Request
Without including the pictures, copy out every line below.

------------------------------

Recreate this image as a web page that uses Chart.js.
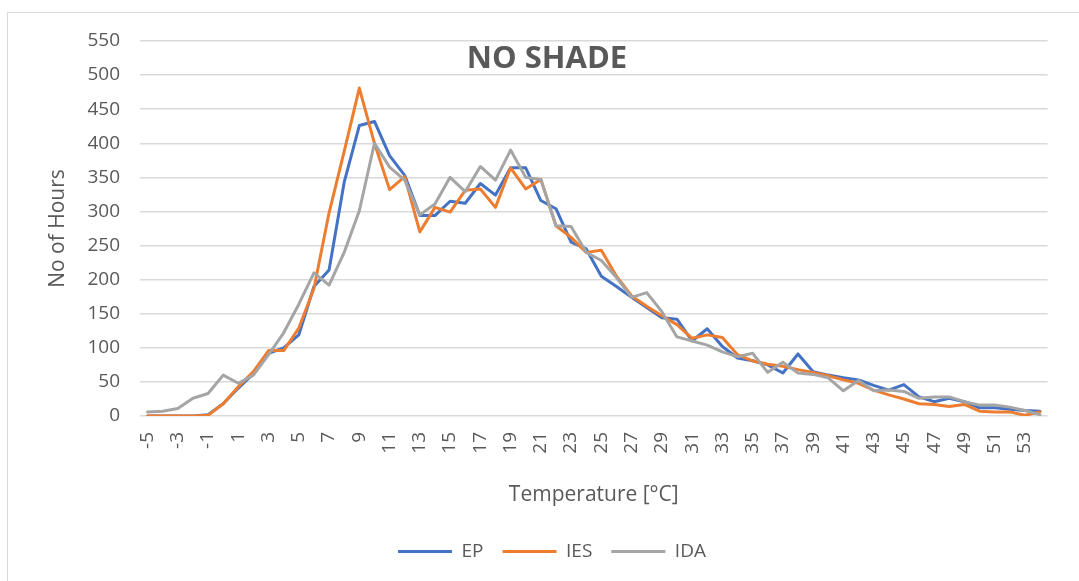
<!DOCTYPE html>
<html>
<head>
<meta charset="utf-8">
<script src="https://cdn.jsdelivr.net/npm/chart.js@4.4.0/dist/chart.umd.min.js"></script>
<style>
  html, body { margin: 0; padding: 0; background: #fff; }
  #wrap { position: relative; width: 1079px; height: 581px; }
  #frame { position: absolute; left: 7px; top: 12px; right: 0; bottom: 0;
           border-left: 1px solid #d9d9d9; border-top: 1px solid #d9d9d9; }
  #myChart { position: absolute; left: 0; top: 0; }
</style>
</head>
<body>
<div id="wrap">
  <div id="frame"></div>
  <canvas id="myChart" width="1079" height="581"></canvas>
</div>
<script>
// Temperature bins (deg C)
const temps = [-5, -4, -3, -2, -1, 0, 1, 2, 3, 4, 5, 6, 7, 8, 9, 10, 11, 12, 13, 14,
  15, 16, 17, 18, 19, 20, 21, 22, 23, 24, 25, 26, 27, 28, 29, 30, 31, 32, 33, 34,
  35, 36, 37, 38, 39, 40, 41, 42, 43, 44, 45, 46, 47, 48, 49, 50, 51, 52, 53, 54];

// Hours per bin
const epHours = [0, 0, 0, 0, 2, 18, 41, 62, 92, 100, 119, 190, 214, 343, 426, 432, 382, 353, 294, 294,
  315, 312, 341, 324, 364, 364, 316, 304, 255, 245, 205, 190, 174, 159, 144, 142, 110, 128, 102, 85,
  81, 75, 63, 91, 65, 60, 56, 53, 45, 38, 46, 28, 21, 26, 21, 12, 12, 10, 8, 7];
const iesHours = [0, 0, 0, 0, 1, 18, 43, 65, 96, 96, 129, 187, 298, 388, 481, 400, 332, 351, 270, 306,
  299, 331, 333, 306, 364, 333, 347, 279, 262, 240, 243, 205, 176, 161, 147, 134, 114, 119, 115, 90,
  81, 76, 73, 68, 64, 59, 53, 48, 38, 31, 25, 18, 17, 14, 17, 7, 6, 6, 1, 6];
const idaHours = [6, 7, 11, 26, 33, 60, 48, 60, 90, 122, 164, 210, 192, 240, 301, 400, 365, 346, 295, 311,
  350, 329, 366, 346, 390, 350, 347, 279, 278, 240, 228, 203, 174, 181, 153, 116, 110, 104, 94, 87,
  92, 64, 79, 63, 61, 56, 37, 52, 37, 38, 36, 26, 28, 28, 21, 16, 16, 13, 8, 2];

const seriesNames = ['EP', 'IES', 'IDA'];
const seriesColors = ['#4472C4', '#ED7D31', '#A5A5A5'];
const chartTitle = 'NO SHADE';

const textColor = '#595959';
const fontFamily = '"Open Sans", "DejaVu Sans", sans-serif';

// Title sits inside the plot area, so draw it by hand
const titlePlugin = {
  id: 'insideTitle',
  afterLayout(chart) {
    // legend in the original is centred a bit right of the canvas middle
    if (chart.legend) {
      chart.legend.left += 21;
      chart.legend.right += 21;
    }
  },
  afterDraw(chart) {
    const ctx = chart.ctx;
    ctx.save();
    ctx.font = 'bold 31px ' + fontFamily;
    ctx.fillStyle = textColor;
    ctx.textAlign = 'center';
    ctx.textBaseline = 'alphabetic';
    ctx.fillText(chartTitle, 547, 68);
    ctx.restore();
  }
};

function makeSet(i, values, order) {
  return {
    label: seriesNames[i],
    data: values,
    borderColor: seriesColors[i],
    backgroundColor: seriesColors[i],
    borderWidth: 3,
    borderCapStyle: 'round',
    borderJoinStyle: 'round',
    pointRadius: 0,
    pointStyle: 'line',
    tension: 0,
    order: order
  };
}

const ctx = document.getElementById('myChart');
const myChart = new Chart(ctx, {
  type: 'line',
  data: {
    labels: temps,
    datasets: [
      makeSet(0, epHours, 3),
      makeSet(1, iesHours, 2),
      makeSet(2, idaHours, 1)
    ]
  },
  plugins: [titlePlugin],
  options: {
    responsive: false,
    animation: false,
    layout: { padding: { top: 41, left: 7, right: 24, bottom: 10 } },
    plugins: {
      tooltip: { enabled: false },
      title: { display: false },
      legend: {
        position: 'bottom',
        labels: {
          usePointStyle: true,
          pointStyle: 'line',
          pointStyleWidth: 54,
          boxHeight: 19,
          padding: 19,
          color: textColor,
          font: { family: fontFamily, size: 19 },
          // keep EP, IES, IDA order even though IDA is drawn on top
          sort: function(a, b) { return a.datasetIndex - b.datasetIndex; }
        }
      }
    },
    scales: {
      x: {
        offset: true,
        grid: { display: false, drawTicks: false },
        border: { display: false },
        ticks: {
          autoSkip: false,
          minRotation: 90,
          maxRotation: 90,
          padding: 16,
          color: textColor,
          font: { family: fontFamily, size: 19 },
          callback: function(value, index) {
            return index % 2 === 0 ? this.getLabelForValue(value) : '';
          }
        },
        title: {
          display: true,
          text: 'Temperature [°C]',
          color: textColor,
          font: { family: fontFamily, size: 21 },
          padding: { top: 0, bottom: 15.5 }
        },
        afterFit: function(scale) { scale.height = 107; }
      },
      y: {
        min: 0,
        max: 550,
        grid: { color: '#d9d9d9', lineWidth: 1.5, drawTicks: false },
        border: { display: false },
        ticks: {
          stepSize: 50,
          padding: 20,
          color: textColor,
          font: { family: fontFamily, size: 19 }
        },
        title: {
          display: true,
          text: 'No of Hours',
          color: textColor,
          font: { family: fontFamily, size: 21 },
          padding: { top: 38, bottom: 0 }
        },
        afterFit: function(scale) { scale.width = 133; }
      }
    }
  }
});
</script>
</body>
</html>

------------------------------

The completed task
Recreate this image as a web page that uses Chart.js.
<!DOCTYPE html>
<html>
<head>
<meta charset="utf-8">
<script src="https://cdn.jsdelivr.net/npm/chart.js@4.4.0/dist/chart.umd.min.js"></script>
<style>
  html, body { margin: 0; padding: 0; background: #fff; }
  #wrap { position: relative; width: 1079px; height: 581px; }
  #frame { position: absolute; left: 7px; top: 12px; right: 0; bottom: 0;
           border-left: 1px solid #d9d9d9; border-top: 1px solid #d9d9d9; }
  #myChart { position: absolute; left: 0; top: 0; }
</style>
</head>
<body>
<div id="wrap">
  <div id="frame"></div>
  <canvas id="myChart" width="1079" height="581"></canvas>
</div>
<script>
// Temperature bins (deg C)
const temps = [-5, -4, -3, -2, -1, 0, 1, 2, 3, 4, 5, 6, 7, 8, 9, 10, 11, 12, 13, 14,
  15, 16, 17, 18, 19, 20, 21, 22, 23, 24, 25, 26, 27, 28, 29, 30, 31, 32, 33, 34,
  35, 36, 37, 38, 39, 40, 41, 42, 43, 44, 45, 46, 47, 48, 49, 50, 51, 52, 53, 54];

// Hours per bin
const epHours = [0, 0, 0, 0, 2, 18, 41, 62, 92, 100, 119, 190, 214, 343, 426, 432, 382, 353, 294, 294,
  315, 312, 341, 324, 364, 364, 316, 304, 255, 245, 205, 190, 174, 159, 144, 142, 110, 128, 102, 85,
  81, 75, 63, 91, 65, 60, 56, 53, 45, 38, 46, 28, 21, 26, 21, 12, 12, 10, 8, 7];
const iesHours = [0, 0, 0, 0, 1, 18, 43, 65, 96, 96, 129, 187, 298, 388, 481, 400, 332, 351, 270, 306,
  299, 331, 333, 306, 364, 333, 347, 279, 262, 240, 243, 205, 176, 161, 147, 134, 114, 119, 115, 90,
  81, 76, 73, 68, 64, 59, 53, 48, 38, 31, 25, 18, 17, 14, 17, 7, 6, 6, 1, 6];
const idaHours = [6, 7, 11, 26, 33, 60, 48, 60, 90, 122, 164, 210, 192, 240, 301, 400, 365, 346, 295, 311,
  350, 329, 366, 346, 390, 350, 347, 279, 278, 240, 228, 203, 174, 181, 153, 116, 110, 104, 94, 87,
  92, 64, 79, 63, 61, 56, 37, 52, 37, 38, 36, 26, 28, 28, 21, 16, 16, 13, 8, 2];

const seriesNames = ['EP', 'IES', 'IDA'];
const seriesColors = ['#4472C4', '#ED7D31', '#A5A5A5'];
const chartTitle = 'NO SHADE';

const textColor = '#595959';
const fontFamily = '"Open Sans", "DejaVu Sans", sans-serif';

// Title sits inside the plot area, so draw it by hand
const titlePlugin = {
  id: 'insideTitle',
  afterLayout(chart) {
    // legend in the original is centred a bit right of the canvas middle
    if (chart.legend) {
      chart.legend.left += 21;
      chart.legend.right += 21;
    }
  },
  afterDraw(chart) {
    const ctx = chart.ctx;
    ctx.save();
    ctx.font = 'bold 31px ' + fontFamily;
    ctx.fillStyle = textColor;
    ctx.textAlign = 'center';
    ctx.textBaseline = 'alphabetic';
    ctx.fillText(chartTitle, 547, 68);
    ctx.restore();
  }
};

function makeSet(i, values, order) {
  return {
    label: seriesNames[i],
    data: values,
    borderColor: seriesColors[i],
    backgroundColor: seriesColors[i],
    borderWidth: 3,
    borderCapStyle: 'round',
    borderJoinStyle: 'round',
    pointRadius: 0,
    pointStyle: 'line',
    tension: 0,
    order: order
  };
}

const ctx = document.getElementById('myChart');
const myChart = new Chart(ctx, {
  type: 'line',
  data: {
    labels: temps,
    datasets: [
      makeSet(0, epHours, 3),
      makeSet(1, iesHours, 2),
      makeSet(2, idaHours, 1)
    ]
  },
  plugins: [titlePlugin],
  options: {
    responsive: false,
    animation: false,
    layout: { padding: { top: 41, left: 7, right: 24, bottom: 10 } },
    plugins: {
      tooltip: { enabled: false },
      title: { display: false },
      legend: {
        position: 'bottom',
        labels: {
          usePointStyle: true,
          pointStyle: 'line',
          pointStyleWidth: 54,
          boxHeight: 19,
          padding: 19,
          color: textColor,
          font: { family: fontFamily, size: 19 },
          // keep EP, IES, IDA order even though IDA is drawn on top
          sort: function(a, b) { return a.datasetIndex - b.datasetIndex; }
        }
      }
    },
    scales: {
      x: {
        offset: true,
        grid: { display: false, drawTicks: false },
        border: { display: false },
        ticks: {
          autoSkip: false,
          minRotation: 90,
          maxRotation: 90,
          padding: 16,
          color: textColor,
          font: { family: fontFamily, size: 19 },
          callback: function(value, index) {
            return index % 2 === 0 ? this.getLabelForValue(value) : '';
          }
        },
        title: {
          display: true,
          text: 'Temperature [°C]',
          color: textColor,
          font: { family: fontFamily, size: 21 },
          padding: { top: 0, bottom: 15.5 }
        },
        afterFit: function(scale) { scale.height = 107; }
      },
      y: {
        min: 0,
        max: 550,
        grid: { color: '#d9d9d9', lineWidth: 1.5, drawTicks: false },
        border: { display: false },
        ticks: {
          stepSize: 50,
          padding: 20,
          color: textColor,
          font: { family: fontFamily, size: 19 }
        },
        title: {
          display: true,
          text: 'No of Hours',
          color: textColor,
          font: { family: fontFamily, size: 21 },
          padding: { top: 38, bottom: 0 }
        },
        afterFit: function(scale) { scale.width = 133; }
      }
    }
  }
});
</script>
</body>
</html>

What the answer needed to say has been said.